** Stored rows **
◆ ◆ ◆ ◆
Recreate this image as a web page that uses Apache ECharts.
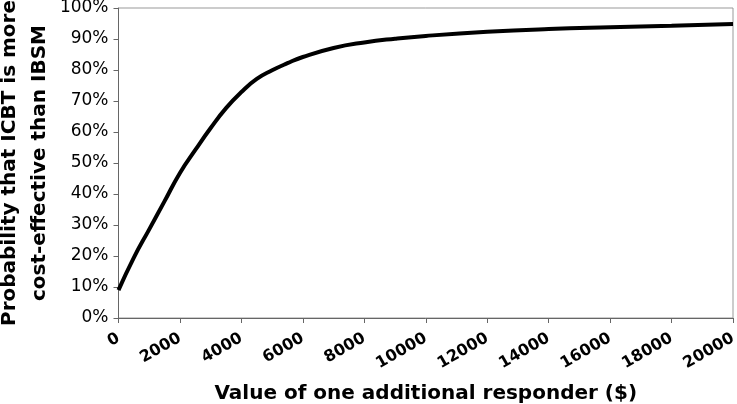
◆ ◆ ◆ ◆
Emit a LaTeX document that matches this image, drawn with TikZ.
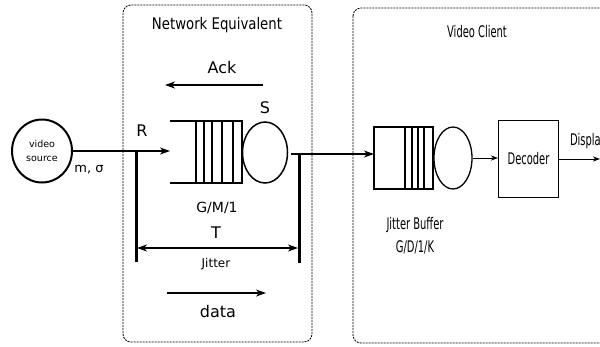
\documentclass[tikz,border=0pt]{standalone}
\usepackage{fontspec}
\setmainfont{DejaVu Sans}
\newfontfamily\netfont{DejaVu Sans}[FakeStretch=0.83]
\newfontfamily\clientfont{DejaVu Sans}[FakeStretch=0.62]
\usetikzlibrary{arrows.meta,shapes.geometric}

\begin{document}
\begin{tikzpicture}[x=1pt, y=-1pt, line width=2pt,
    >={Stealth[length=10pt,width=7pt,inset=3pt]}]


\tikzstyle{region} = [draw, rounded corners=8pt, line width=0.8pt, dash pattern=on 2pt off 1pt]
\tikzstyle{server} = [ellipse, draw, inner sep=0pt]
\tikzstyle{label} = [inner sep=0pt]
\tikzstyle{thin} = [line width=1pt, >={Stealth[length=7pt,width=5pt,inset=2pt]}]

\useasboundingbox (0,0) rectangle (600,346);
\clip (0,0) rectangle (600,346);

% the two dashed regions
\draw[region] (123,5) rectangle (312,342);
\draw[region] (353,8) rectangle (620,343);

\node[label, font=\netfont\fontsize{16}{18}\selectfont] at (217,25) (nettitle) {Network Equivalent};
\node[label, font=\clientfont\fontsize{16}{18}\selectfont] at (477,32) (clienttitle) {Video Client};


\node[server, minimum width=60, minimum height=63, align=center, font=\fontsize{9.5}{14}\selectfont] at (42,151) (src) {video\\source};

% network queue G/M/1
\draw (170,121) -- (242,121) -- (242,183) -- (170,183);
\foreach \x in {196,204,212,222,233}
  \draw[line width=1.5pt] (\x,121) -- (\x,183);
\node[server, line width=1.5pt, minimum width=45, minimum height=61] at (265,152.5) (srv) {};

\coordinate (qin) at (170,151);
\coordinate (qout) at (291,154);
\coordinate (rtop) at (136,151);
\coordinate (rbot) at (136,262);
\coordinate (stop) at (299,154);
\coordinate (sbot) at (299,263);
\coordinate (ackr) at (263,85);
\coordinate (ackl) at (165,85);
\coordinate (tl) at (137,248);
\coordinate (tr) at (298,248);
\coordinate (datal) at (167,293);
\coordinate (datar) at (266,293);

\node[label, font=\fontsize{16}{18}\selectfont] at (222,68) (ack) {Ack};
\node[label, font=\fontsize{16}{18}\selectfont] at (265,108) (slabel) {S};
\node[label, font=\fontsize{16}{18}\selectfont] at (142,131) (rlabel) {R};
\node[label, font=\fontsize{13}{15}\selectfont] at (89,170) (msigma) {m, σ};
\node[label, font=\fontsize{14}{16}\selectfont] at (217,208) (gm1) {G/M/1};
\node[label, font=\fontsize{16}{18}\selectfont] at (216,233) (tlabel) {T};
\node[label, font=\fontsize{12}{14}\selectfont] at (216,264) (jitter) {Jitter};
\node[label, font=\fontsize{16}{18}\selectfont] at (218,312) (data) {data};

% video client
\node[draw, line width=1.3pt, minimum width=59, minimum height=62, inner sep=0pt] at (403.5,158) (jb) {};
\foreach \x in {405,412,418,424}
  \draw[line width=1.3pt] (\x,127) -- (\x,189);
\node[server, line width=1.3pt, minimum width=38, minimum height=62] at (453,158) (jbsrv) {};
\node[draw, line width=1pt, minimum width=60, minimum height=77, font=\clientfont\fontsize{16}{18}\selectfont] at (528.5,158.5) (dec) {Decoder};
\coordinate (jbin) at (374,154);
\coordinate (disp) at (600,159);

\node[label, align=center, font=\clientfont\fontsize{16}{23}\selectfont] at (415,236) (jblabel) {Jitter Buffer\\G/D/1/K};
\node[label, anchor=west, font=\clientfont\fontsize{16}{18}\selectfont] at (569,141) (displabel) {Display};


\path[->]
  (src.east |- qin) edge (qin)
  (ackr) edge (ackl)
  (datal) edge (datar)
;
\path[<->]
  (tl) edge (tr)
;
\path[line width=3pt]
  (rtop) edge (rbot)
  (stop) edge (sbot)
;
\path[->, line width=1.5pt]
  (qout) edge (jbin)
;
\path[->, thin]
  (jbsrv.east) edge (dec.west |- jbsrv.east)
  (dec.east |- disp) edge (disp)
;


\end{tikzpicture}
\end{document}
◆ ◆ ◆ ◆
** Task to complete **
Return the material from the line containing "Emit a LaTeX" through the line containing "(datar) at (266,293);", exactly and in full, but without its pictures.

** Task solution **
Emit a LaTeX document that matches this image, drawn with TikZ.
\documentclass[tikz,border=0pt]{standalone}
\usepackage{fontspec}
\setmainfont{DejaVu Sans}
\newfontfamily\netfont{DejaVu Sans}[FakeStretch=0.83]
\newfontfamily\clientfont{DejaVu Sans}[FakeStretch=0.62]
\usetikzlibrary{arrows.meta,shapes.geometric}

\begin{document}
\begin{tikzpicture}[x=1pt, y=-1pt, line width=2pt,
    >={Stealth[length=10pt,width=7pt,inset=3pt]}]


\tikzstyle{region} = [draw, rounded corners=8pt, line width=0.8pt, dash pattern=on 2pt off 1pt]
\tikzstyle{server} = [ellipse, draw, inner sep=0pt]
\tikzstyle{label} = [inner sep=0pt]
\tikzstyle{thin} = [line width=1pt, >={Stealth[length=7pt,width=5pt,inset=2pt]}]

\useasboundingbox (0,0) rectangle (600,346);
\clip (0,0) rectangle (600,346);

% the two dashed regions
\draw[region] (123,5) rectangle (312,342);
\draw[region] (353,8) rectangle (620,343);

\node[label, font=\netfont\fontsize{16}{18}\selectfont] at (217,25) (nettitle) {Network Equivalent};
\node[label, font=\clientfont\fontsize{16}{18}\selectfont] at (477,32) (clienttitle) {Video Client};


\node[server, minimum width=60, minimum height=63, align=center, font=\fontsize{9.5}{14}\selectfont] at (42,151) (src) {video\\source};

% network queue G/M/1
\draw (170,121) -- (242,121) -- (242,183) -- (170,183);
\foreach \x in {196,204,212,222,233}
  \draw[line width=1.5pt] (\x,121) -- (\x,183);
\node[server, line width=1.5pt, minimum width=45, minimum height=61] at (265,152.5) (srv) {};

\coordinate (qin) at (170,151);
\coordinate (qout) at (291,154);
\coordinate (rtop) at (136,151);
\coordinate (rbot) at (136,262);
\coordinate (stop) at (299,154);
\coordinate (sbot) at (299,263);
\coordinate (ackr) at (263,85);
\coordinate (ackl) at (165,85);
\coordinate (tl) at (137,248);
\coordinate (tr) at (298,248);
\coordinate (datal) at (167,293);
\coordinate (datar) at (266,293);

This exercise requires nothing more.